Emily Bronte’s Wuthering Heights (1992) Review
Emily Bronte’s Wuthering Heights is a close adaptation of the novel. It was released in 1992, starring Ralph Fiennes, Juliette Binoche and Janet McTeer. Though not perfect, it is a very good adaptation of the text. It is also admittedly a personal favorite of mine.
Cathy and Heathcliff
In Wuthering Heights, Mr. Earnshaw brings home a poor orphan boy one night, much to the displeasure of his family. While his daughter Catherine warms to the boy, her brother Hindley never does. And as the children grow older, a deep love develops between Cathy and Heathcliff. However, when Mr. Earnshaw dies suddenly, Hindley becomes the master of Wuthering Heights.
Heathcliff is then forced to become a servant at the Heights. Despite this, he and Cathy remain inseparable. It is only when Cathy is injured and forced to spend several months away from home in the company of strangers that she gets a taste of a different world. She becomes torn between her love for Heathcliff and society’s expectations of her. Her eventual choice will have consequences that dramatically change all of their lives and trickle down into the next generation.
Catherine and Hareton: the next generation
Wuthering Heights is a complex, non-linear masterpiece and out of the versions I’ve seen, this film does the best job of converting it to the screen. One of my favorite things about this adaptation is that it contains the full story and does not cut off halfway through. Filming only half of the book greatly diminishes the impact of the novel as both generations are so intertwined in the original text.

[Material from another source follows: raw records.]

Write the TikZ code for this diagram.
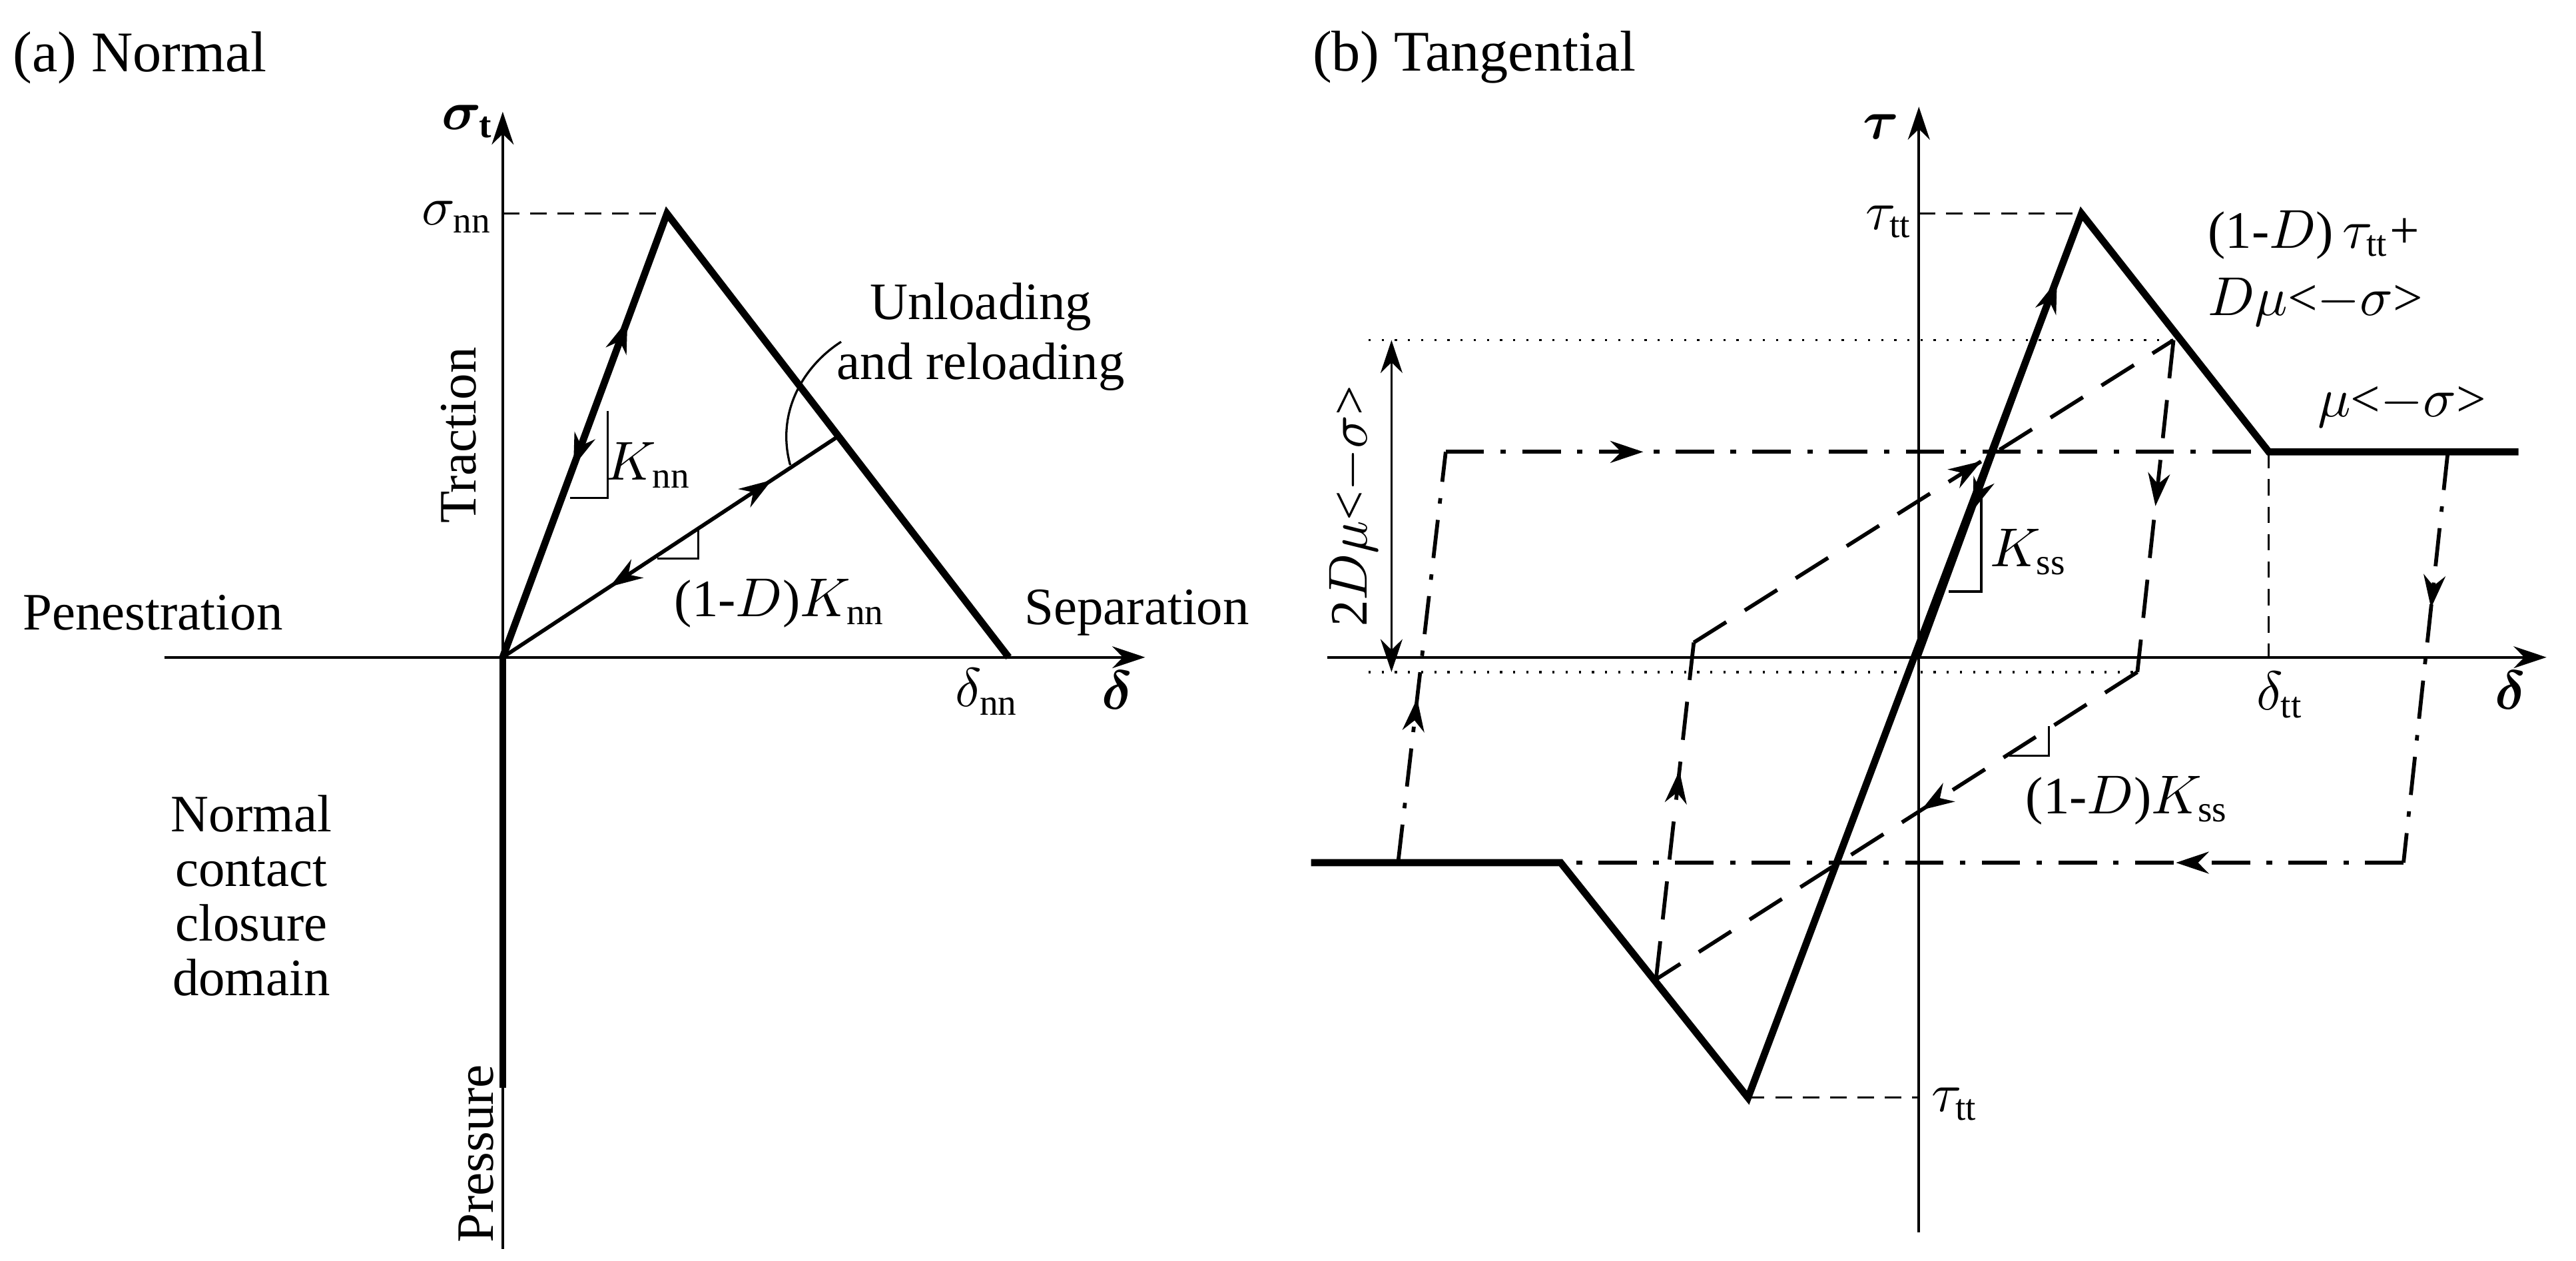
\documentclass[tikz,border=0pt]{standalone}
\usepackage{fontspec}
\setmainfont{Liberation Serif}
\usepackage{bm}
\usetikzlibrary{arrows.meta,decorations.markings}
\tikzset{
  axis/.style={line width=0.45pt,-{Stealth[length=6pt,width=4pt]}},
  curve/.style={line width=1.3pt},
  branch/.style={line width=0.7pt},
  longdash/.style={line width=0.7pt,dash pattern=on 7pt off 4pt},
  dashdot/.style={line width=0.7pt,dash pattern=on 7pt off 3pt on 1pt off 3pt},
  thin dash/.style={line width=0.4pt,dash pattern=on 3pt off 2pt},
  dots/.style={line width=0.4pt,dotted},
  fwd/.style={postaction={decorate,decoration={markings,mark=at position #1 with {\arrow{Stealth[length=6pt,width=4pt]}}}}},
  bwd/.style={postaction={decorate,decoration={markings,mark=at position #1 with {\arrow{Stealth[length=6pt,width=4pt,reversed]}}}}},
  lbl/.style={font=\rmfamily\fontsize{9.6}{11}\selectfont,inner sep=1pt},
}
\begin{document}
\begin{tikzpicture}[x=0.3pt,y=-0.3pt]
\useasboundingbox (0,0) rectangle (1568,767);
% (a) normal
\node[lbl,anchor=west] (ta) at (4,35) {\fontsize{10.5}{12}\selectfont(a) Normal};
\coordinate (o1) at (306,400);
\coordinate (p1) at (406,130);
\coordinate (d1) at (614,400);
\coordinate (u1) at (511,265);
\draw[axis] (306,760) -- (306,68);
\draw[axis] (100,400) -- (697,400);
\draw[thin dash] (306,130) -- (p1);
\draw[curve] (o1) -- (p1) -- (d1);
\draw[curve] (o1) -- (306,662);
\draw[branch,fwd=0.76,bwd=0.5] (o1) -- (p1);
\draw[branch,fwd=0.8,bwd=0.4] (o1) -- (u1);
\draw[line width=0.4pt] (370,250) -- (370,303) -- (347,303);
\draw[line width=0.4pt] (425,322) -- (425,340) -- (400,340);
\draw[line width=0.4pt] (481,283) .. controls (472,250) and (490,222) .. (512,208);
\node[lbl] (st) at (285,74) {$\bm{\sigma}_{\mathbf{t}}$};
\node[lbl,anchor=east] (snn) at (304,132) {$\sigma_{\mathrm{nn}}$};
\node[lbl] (dnn) at (601,421) {$\delta_{\mathrm{nn}}$};
\node[lbl] (dl1) at (680,420) {$\bm{\delta}$};
\node[lbl,rotate=90] (trac) at (279,265) {Traction};
\node[lbl,rotate=90] (pres) at (290,702) {Pressure};
\node[lbl] (pen) at (93,373) {Penestration};
\node[lbl] (sep) at (692,373) {Separation};
\node[lbl,align=center] (ncc) at (153,545) {Normal\\[-1pt]contact\\[-1pt]closure\\[-1pt]domain};
\node[lbl,align=center] (unl) at (597,205) {Unloading\\and reloading};
\node[lbl] (knn) at (395,283) {$K_{\mathrm{nn}}$};
\node[lbl] (dknn) at (475,367) {(1-$D$)$K_{\mathrm{nn}}$};
% (b) tangential
\node[lbl,anchor=west] (tb) at (795,35) {\fontsize{10.5}{12}\selectfont(b) Tangential};
\coordinate (o2) at (1168,400);
\coordinate (p2) at (1267,130);
\coordinate (r2) at (1381,275);
\coordinate (l2) at (950,525);
\coordinate (q2) at (1064,668);
\draw[axis] (1168,750) -- (1168,65);
\draw[axis] (808,400) -- (1550,400);
\draw[thin dash] (1168,130) -- (p2);
\draw[thin dash] (q2) -- (1168,668);
\draw[thin dash] (r2) -- (1381,400);
\draw[dots] (833,207) -- (1323,207);
\draw[dots] (833,409) -- (1301,409);
\draw[{Stealth[length=6pt,width=4pt]}-{Stealth[length=6pt,width=4pt]},line width=0.45pt] (847,207) -- (847,409);
\draw[curve] (1533,275) -- (r2) -- (p2) -- (q2) -- (l2) -- (798,525);
\draw[branch,fwd=0.85,bwd=0.4] (o2) -- (p2);
% dashed cycle
\draw[longdash,fwd=0.6] (1031,391) -- (1323,207);
\draw[longdash,fwd=0.5] (1323,207) -- (1301,409);
\draw[longdash,fwd=0.45] (1301,409) -- (1008,596);
\draw[longdash,fwd=0.62] (1008,596) -- (1031,391);
% dash-dot cycle
\draw[dashdot,fwd=0.24] (880,275) -- (r2);
\draw[dashdot,fwd=0.38] (1490,275) -- (1463,525);
\draw[dashdot,fwd=0.27] (1463,525) -- (l2);
\draw[dashdot,fwd=0.4] (851,525) -- (880,275);
\draw[line width=0.4pt] (1206,299) -- (1206,360) -- (1186,360);
\draw[line width=0.4pt] (1247,442) -- (1247,460) -- (1223,460);
\node[lbl] (tau) at (1145,77) {$\bm{\tau}$};
\node[lbl] (ttt1) at (1150,135) {$\tau_{\mathrm{tt}}$};
\node[lbl] (ttt2) at (1190,672) {$\tau_{\mathrm{tt}}$};
\node[lbl] (dtt) at (1388,423) {$\delta_{\mathrm{tt}}$};
\node[lbl] (dl2) at (1528,420) {$\bm{\delta}$};
\node[lbl,anchor=west] (res1) at (1340,143) {(1-$D$)\,$\tau_{\mathrm{tt}}$+};
\node[lbl,anchor=west] (res2) at (1340,184) {$D\mu$<$-\sigma$>};
\node[lbl] (mu) at (1462,247) {$\mu$<$-\sigma$>};
\node[lbl,rotate=90] (dmu) at (824,308) {2$D\mu$<$-\sigma$>};
\node[lbl] (kss) at (1235,336) {$K_{\mathrm{ss}}$};
\node[lbl] (dkss) at (1295,487) {(1-$D$)$K_{\mathrm{ss}}$};
\end{tikzpicture}
\end{document}
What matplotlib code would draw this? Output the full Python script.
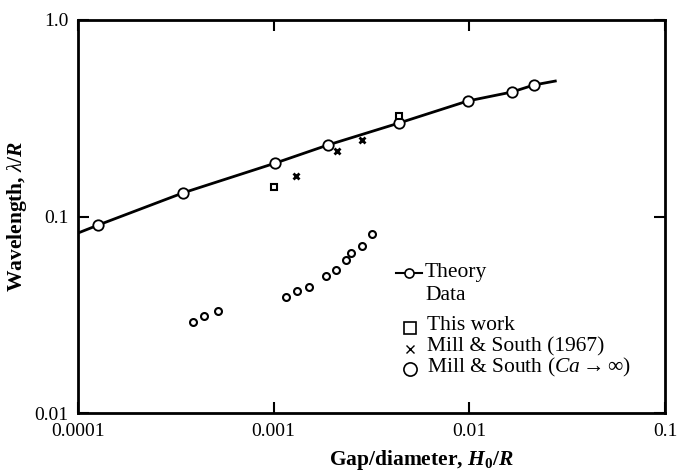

Also, in leaving out the love story between Catherine and Hareton, you remove some much-needed happiness from the novel which counterbalanced much of the misery in the rest of it. You miss out on a very sweet romance as well. Another choice I quite like about this version of Wuthering Heights is the framing device of Emily Bronte finding an abandoned old house and imagining what might have happened there. These two imagined scenes bookend the story nicely, putting words from the narrative directly into the author’s mouth.
This adaptation takes full advantage of the Gothic atmosphere in Bronte’s novel which can especially be witnessed in the haunting score composed by Ryuichi Sakamoto. It perfectly conjures up the yearning winds on the moors and the passionate yet tortuous love at the center of this unusual story. This version even plays up the supernatural elements of Wuthering Heights a little more than most tellings. The framing device of stating that it is a story from the very beginning gives the filmmakers the freedom to go further than they might otherwise.
This is a film which handles the material of the original novel with respect. Many small moments from the book and all the important speeches are included, word for word. For this reason, the 1992 version will definitely appeal to any avid fans of the book like myself.
Heathcliff being Heathcliff
As to casting, the frankly baffling choice of Juliette Binoche as Cathy Earnshaw and her daughter is distracting at times, especially since she doesn’t really make any attempt at hiding her French accent. She is very good in both roles, capturing the two women’s differing natures well; she just seems like a strange choice. I can ignore this however as Fiennes and Binoche have excellent chemistry. Ralph Fiennes is a very good Heathcliff, smoldering and dark. He plays him as the character was written; intense, unashamedly villainous yet somehow charismatic. Janet McTeer gives a solid performance as Nellie Dean making the character more sympathetic than usual.
Cathy discusses her love for Linton and Heathcliff
The only problem I might have with it is that certain parts of the story are handled very quickly. While this is necessary in order to fit the full plot into less than a two-hour running time, much of the beginning feels rushed. Nevertheless, it is a powerful rendition of a timeless classic and a must for any book fans (especially those with a soft spot for the Gothic).